Annals of Clinical and Translational Neurology (Jan 2020)

High‐resolution metabolomic profiling of Alzheimer’s disease in plasma

  • Megan M. Niedzwiecki,
  • Douglas I. Walker,
  • Jennifer Christina Howell,
  • Kelly D. Watts,
  • Dean P. Jones,
  • Gary W. Miller,
  • William T. Hu

DOI
https://doi.org/10.1002/acn3.50956
Journal volume & issue
Vol. 7, no. 1
pp. 36 – 45

Abstract

Read online

Abstract Background Alzheimer’s disease (AD) is a complex neurological disorder with contributions from genetic and environmental factors. High‐resolution metabolomics (HRM) has the potential to identify novel endogenous and environmental factors involved in AD. Previous metabolomics studies have identified circulating metabolites linked to AD, but lack of replication and inconsistent diagnostic algorithms have hindered the generalizability of these findings. Here we applied HRM to identify plasma metabolic and environmental factors associated with AD in two study samples, with cerebrospinal fluid (CSF) biomarkers of AD incorporated to achieve high diagnostic accuracy. Methods Liquid chromatography‐mass spectrometry (LC–MS)‐based HRM was used to identify plasma and CSF metabolites associated with AD diagnosis and CSF AD biomarkers in two studies of prevalent AD (Study 1: 43 AD cases, 45 mild cognitive impairment [MCI] cases, 41 controls; Study 2: 50 AD cases, 18 controls). AD‐associated metabolites were identified using a metabolome‐wide association study (MWAS) framework.

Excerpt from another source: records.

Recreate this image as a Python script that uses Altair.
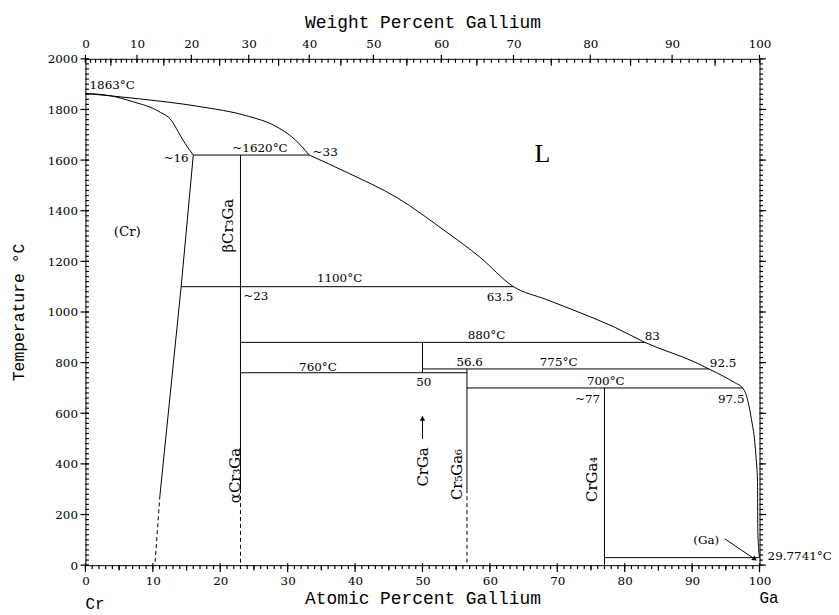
import altair as alt
import pandas as pd

# atomic masses used to place the weight-percent (top) axis ticks
M_CR = 51.996
M_GA = 69.723


def wt_to_at(w):
    frac = (w / M_GA) / (w / M_GA + (100.0 - w) / M_CR)
    return round(100.0 * frac, 6)


# ---------------- curves (atomic % Ga, temperature degC) ----------------
liq1_x = [0, 8, 16.8, 24.2, 28, 31.0, 33.2]
liq1_t = [1863, 1842, 1812, 1773, 1737, 1683, 1620]

sol_x = [0, 3.5, 7, 10.9, 12.8, 13.8, 14.8, 16]
sol_t = [1863, 1855, 1831, 1792, 1755, 1710, 1665, 1620]

solvus_x = [16, 14.2, 11.05]
solvus_t = [1620, 1100, 275]
solvus_dash_x = [11.05, 10.3]
solvus_dash_t = [275, 0]

liq2_x = [33.2, 38.9, 46.2, 53.6, 58.5, 63.5, 68.3, 73.5, 78.5, 83, 90.4, 92.5,
          96.3, 97.5, 98.0, 98.8, 99.3, 99.5, 99.7, 99.75, 100]
liq2_t = [1620, 1550, 1452, 1315, 1217, 1100, 1050, 996, 940, 880, 802, 775,
          721, 700, 674, 576, 485, 420, 330, 130, 29.77]

# invariant (horizontal) lines
iso_x1 = [16, 14.2, 23, 50, 23, 56.6, 77]
iso_x2 = [33.2, 63.5, 83, 92.5, 56.6, 97.5, 100]
iso_t = [1620, 1100, 880, 775, 760, 700, 29.77]

# compound (vertical) lines
vert_x = [23, 50, 56.6, 77]
vert_t1 = [1620, 880, 775, 700]
vert_t2 = [300, 760, 300, 0]
vdash_x = [23, 56.6]
vdash_t1 = [300, 300]
vdash_t2 = [0, 0]

# arrows
arrow_crga_x = [50, 50]
arrow_crga_t = [498, 588]
arrow_ga_x = [94.85, 99.5]
arrow_ga_t = [104, 20]
head_x = [50, 99.3]
head_t = [580, 24]
head_angle = [0, 124]

# ---------------- labels ----------------
lab_text = ["1863°C", "~16", "~1620°C", "~33", "1100°C", "~23", "63.5",
            "880°C", "83", "56.6", "775°C", "92.5", "50", "700°C", "~77", "97.5",
            "760°C", "(Ga)", "29.7741°C"]
lab_x = [0.6, 15.3, 25.9, 33.7, 37.7, 23.4, 61.5,
         59.5, 84.1, 57.0, 70.2, 94.6, 50.2, 77.2, 74.5, 95.8,
         34.5, 92.1, 101.2]
lab_t = [1898, 1609, 1648, 1633, 1133, 1063, 1060,
         910, 906, 801, 804, 800, 722, 727, 655, 655,
         784, 99, 35]
lab_align = ["left", "right", "center", "left", "center", "left", "center",
             "center", "center", "center", "center", "center", "center", "center",
             "center", "center", "center", "center", "left"]

region_text = ["(Cr)"]
region_x = [6.2]
region_t = [1315]

rot_text = ["βCr₃Ga", "αCr₃Ga", "CrGa", "Cr₅Ga₆", "CrGa₄"]
rot_x = [21.2, 22.2, 50.1, 55.1, 75.2]
rot_t = [1341, 354, 388, 358, 339]

end_text = ["Cr", "Ga"]
end_x = [0, 100]
end_t = [-152, -128]

phase_text = ["L"]
phase_x = [67.8]
phase_t = [1623]

# axis ticks
at_major = list(range(0, 101, 10))
at_minor = list(range(0, 101, 1))
at_mid = list(range(5, 100, 10))
wt_major = list(range(0, 101, 10))
wt_minor = list(range(0, 101, 1))
wt_mid = list(range(5, 100, 10))
t_major = list(range(0, 2001, 200))
t_minor = list(range(0, 2001, 20))

# ---------------- build tables ----------------
rows = []


def add(name, xs_, ts_, style):
    for i, (x, t) in enumerate(zip(xs_, ts_)):
        rows.append(dict(seg=name, ord=i, x=x, t=t, style=style))


add("liq1", liq1_x, liq1_t, "curve")
add("sol", sol_x, sol_t, "curve")
add("liq2", liq2_x, liq2_t, "curve")
add("solvus", solvus_x, solvus_t, "solid")
add("solvus_d", solvus_dash_x, solvus_dash_t, "dash")
for i in range(len(iso_t)):
    add(f"iso{i}", [iso_x1[i], iso_x2[i]], [iso_t[i], iso_t[i]], "solid")
for i in range(len(vert_x)):
    add(f"v{i}", [vert_x[i], vert_x[i]], [vert_t1[i], vert_t2[i]], "solid")
for i in range(len(vdash_x)):
    add(f"vd{i}", [vdash_x[i], vdash_x[i]], [vdash_t1[i], vdash_t2[i]], "dash")
add("arr1", arrow_crga_x, arrow_crga_t, "solid")
add("arr2", arrow_ga_x, arrow_ga_t, "solid")
lines = pd.DataFrame(rows)

heads = pd.DataFrame(dict(x=head_x, t=head_t, angle=head_angle))
labels = pd.DataFrame(dict(text=lab_text, x=lab_x, t=lab_t, align=lab_align))
regions = pd.DataFrame(dict(text=region_text, x=region_x, t=region_t))
rot = pd.DataFrame(dict(text=rot_text, x=rot_x, t=rot_t))
ends = pd.DataFrame(dict(text=end_text, x=end_x, t=end_t))
phase = pd.DataFrame(dict(text=phase_text, x=phase_x, t=phase_t))
anchor = pd.DataFrame(dict(x=[0], t=[0]))

W, H = 679, 510
xs = alt.Scale(domain=[0, 100], nice=False, zero=False)
ys = alt.Scale(domain=[0, 2000], nice=False, zero=False)

SERIF = "DejaVu Serif"
MONO = "Liberation Mono"


def X(axis=None):
    return alt.X("x:Q", scale=xs, axis=axis)


def Y(axis=None):
    return alt.Y("t:Q", scale=ys, axis=axis)


common = dict(domain=False, grid=False, ticks=False, labelFlush=False, labelOverlap=False)

curves = alt.Chart(lines[lines["style"] == "curve"]).mark_line(
    color="black", strokeWidth=1, interpolate="monotone").encode(
    x=X(), y=Y(), detail="seg:N", order="ord:Q")
solid = alt.Chart(lines[lines["style"] == "solid"]).mark_line(
    color="black", strokeWidth=1).encode(x=X(), y=Y(), detail="seg:N", order="ord:Q")
dashed = alt.Chart(lines[lines["style"] == "dash"]).mark_line(
    color="black", strokeWidth=1, strokeDash=[4, 3]).encode(
    x=X(), y=Y(), detail="seg:N", order="ord:Q")
arrowheads = alt.Chart(heads).mark_point(
    shape="triangle-up", filled=True, color="black", opacity=1, size=30).encode(
    x=X(), y=Y(), angle=alt.Angle("angle:Q", scale=None))

text_layers = []
for al in ["left", "center", "right"]:
    text_layers.append(
        alt.Chart(labels[labels["align"] == al]).mark_text(
            font=SERIF, fontSize=12, color="black", align=al, baseline="middle").encode(
            x=X(), y=Y(), text="text:N"))

region_layer = alt.Chart(regions).mark_text(
    font=SERIF, fontSize=13.5, color="black", align="center", baseline="middle").encode(
    x=X(), y=Y(), text="text:N")
rot_layer = alt.Chart(rot).mark_text(
    font=SERIF, fontSize=15, color="black", angle=270, align="center",
    baseline="middle").encode(x=X(), y=Y(), text="text:N")
end_layer = alt.Chart(ends).mark_text(
    font=MONO, fontSize=16, color="black", align="left", baseline="middle").encode(
    x=X(), y=Y(), text="text:N")
phase_layer = alt.Chart(phase).mark_text(
    font="Liberation Serif", fontSize=26, color="black", align="center",
    baseline="middle").encode(x=X(), y=Y(), text="text:N")


# ---------------- tick marks (positions from the tick lists through the scales) ----------------
def xticks(values, y0, y1):
    df = pd.DataFrame(dict(x=values))
    return alt.Chart(df).mark_rule(color="black", strokeWidth=1.2).encode(
        x=X(), y=alt.value(y0), y2=alt.value(y1))


def yticks(values, x0, x1):
    df = pd.DataFrame(dict(t=values))
    return alt.Chart(df).mark_rule(color="black", strokeWidth=1.2).encode(
        y=Y(), x=alt.value(x0), x2=alt.value(x1))


tick_layers = [
    xticks(at_minor, H, H + 4),
    xticks(at_mid, H, H + 5.5),
    xticks(at_major, H - 2, H + 7),
    xticks([wt_to_at(w) for w in wt_minor], 0, 4),
    xticks([wt_to_at(w) for w in wt_mid], 0, 7),
    xticks([wt_to_at(w) for w in wt_major], -4, 4),
    yticks(t_minor, 0, 3.5),
    yticks(t_major, -5, 3.5),
    yticks(t_minor, W, W + 3.5),
    yticks(t_major, W, W + 6.5),
]

wt_expr = ("format(100*datum.value*69.723/(datum.value*69.723+(100-datum.value)*51.996), '.0f')")

axis_pairs = [
    (alt.Axis(orient="bottom", values=at_major, labelPadding=10,
              labelFont=SERIF, labelFontSize=12, labelColor="black", format="d",
              title="Atomic Percent Gallium", titleFont=MONO, titleFontSize=18,
              titleFontWeight="normal", titleColor="black", titlePadding=4, **common),
     alt.Axis(orient="left", values=t_major, labelPadding=8,
              labelFont=SERIF, labelFontSize=12, labelColor="black", format="d",
              title="Temperature °C", titleFont=MONO, titleFontSize=16.5,
              titleFontWeight="normal", titleColor="black", titlePadding=21, **common)),
    (alt.Axis(orient="top", values=[wt_to_at(w) for w in wt_major], labelPadding=8,
              labelFont=SERIF, labelFontSize=12, labelColor="black", labelExpr=wt_expr,
              title="Weight Percent Gallium", titleFont=MONO, titleFontSize=18,
              titleFontWeight="normal", titleColor="black", titlePadding=7, **common),
     None),
]

axis_layers = []
for xa, ya in axis_pairs:
    axis_layers.append(
        alt.Chart(anchor).mark_point(opacity=0).encode(x=X(xa), y=Y(ya)))

chart = alt.layer(
    *axis_layers, *tick_layers, curves, solid, dashed, arrowheads, *text_layers,
    region_layer, rot_layer, end_layer, phase_layer
).resolve_axis(x="independent", y="independent").properties(
    width=W, height=H,
    autosize=alt.AutoSizeParams(type="none"),
    padding={"left": 78, "top": 49, "right": 72, "bottom": 47},
    background="white",
).configure_view(stroke="black", strokeWidth=1)

chart.save("out.html", embed_options={"renderer": "svg", "actions": False})
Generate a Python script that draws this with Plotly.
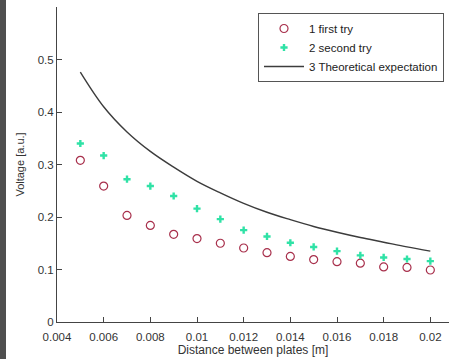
import plotly.graph_objects as go

distance = [0.005, 0.006, 0.007, 0.008, 0.009, 0.010, 0.011, 0.012,
            0.013, 0.014, 0.015, 0.016, 0.017, 0.018, 0.019, 0.020]
first_try = [0.308, 0.259, 0.203, 0.184, 0.167, 0.159, 0.150, 0.141,
             0.132, 0.125, 0.119, 0.115, 0.112, 0.105, 0.104, 0.099]
second_try = [0.340, 0.317, 0.272, 0.259, 0.240, 0.216, 0.196, 0.175,
              0.163, 0.151, 0.143, 0.135, 0.127, 0.123, 0.120, 0.116]
theory = [0.476, 0.410, 0.362, 0.325, 0.295, 0.268, 0.246, 0.226,
          0.209, 0.195, 0.182, 0.171, 0.161, 0.152, 0.143, 0.135]

x_ticks = [0.004, 0.006, 0.008, 0.01, 0.012, 0.014, 0.016, 0.018, 0.02]
x_ticklabels = ["0.004", "0.006", "0.008", "0.01", "0.012", "0.014", "0.016", "0.018", "0.02"]
y_ticks = [0, 0.1, 0.2, 0.3, 0.4, 0.5]
y_ticklabels = ["0", "0.1", "0.2", "0.3", "0.4", "0.5"]

FONT = "Liberation Sans, Arial, sans-serif"

fig = go.Figure()
fig.add_trace(go.Scatter(
    x=distance, y=first_try, mode="markers", name="1 first try",
    marker=dict(symbol="circle-open", size=8, color="#a8304c", line=dict(width=1.2)),
))
fig.add_trace(go.Scatter(
    x=distance, y=second_try, mode="markers", name="2 second try",
    marker=dict(symbol="cross", size=6, color="#2fe2a6", line=dict(width=0)),
))
fig.add_trace(go.Scatter(
    x=distance, y=theory, mode="lines", name="3 Theoretical expectation",
    line=dict(color="#3c3c3c", width=1.4, shape="spline"),
))

fig.update_layout(
    width=457, height=359,
    margin=dict(l=57, r=8, t=7, b=37),
    paper_bgcolor="white", plot_bgcolor="white",
    font=dict(family=FONT, size=11, color="#333333"),
    showlegend=True,
    legend=dict(
        x=(258 - 57) / 392, y=(322 - 13) / 315, xanchor="left", yanchor="top",
        bordercolor="#555555", borderwidth=1, bgcolor="white",
        font=dict(family=FONT, size=11.5, color="#222222"),
        itemwidth=40, tracegroupgap=0,
    ),
    shapes=[dict(
        type="rect", xref="paper", yref="paper",
        x0=-57/392, x1=-51/392, y0=-37/315, y1=1 + 7/315,
        fillcolor="#4f4f4f", line=dict(width=0), layer="above",
    )],
)
fig.update_xaxes(
    range=[0.004, 0.0208], tickvals=x_ticks, ticktext=x_ticklabels,
    showline=True, linecolor="#444444", linewidth=1, mirror=False,
    ticks="inside", ticklen=5, tickcolor="#444444", ticklabelstandoff=4,
    showgrid=False, zeroline=False, tickfont=dict(size=11.5),
    title=dict(text="Distance between plates [m]", standoff=0, font=dict(size=12)),
)
fig.update_yaxes(
    range=[0, 0.6], tickvals=y_ticks, ticktext=y_ticklabels,
    showline=True, linecolor="#444444", linewidth=1, mirror=False,
    ticks="inside", ticklen=5, tickcolor="#444444",
    showgrid=False, zeroline=False, tickfont=dict(size=11.5),
    title=dict(text="Voltage [a.u.]", standoff=10, font=dict(size=11)),
)

fig.write_html("out.html", config={"displayModeBar": False},
               post_script="document.body.style.margin='0';")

Results An MWAS meta‐analysis identified three non‐medication AD‐associated metabolites in plasma, including elevated levels of glutamine and an unknown halogenated compound and lower levels of piperine, a dietary alkaloid. The non‐medication metabolites were correlated with CSF AD biomarkers, and glutamine and the unknown halogenated compound were also detected in CSF. Furthermore, in Study 1, the unknown compound and piperine were altered in MCI patients in the same direction as AD dementia. Conclusions In plasma, AD was reproducibly associated with elevated levels of glutamine and a halogen‐containing compound and reduced levels of piperine. These findings provide further evidence that exposures and behavior may modify AD risks.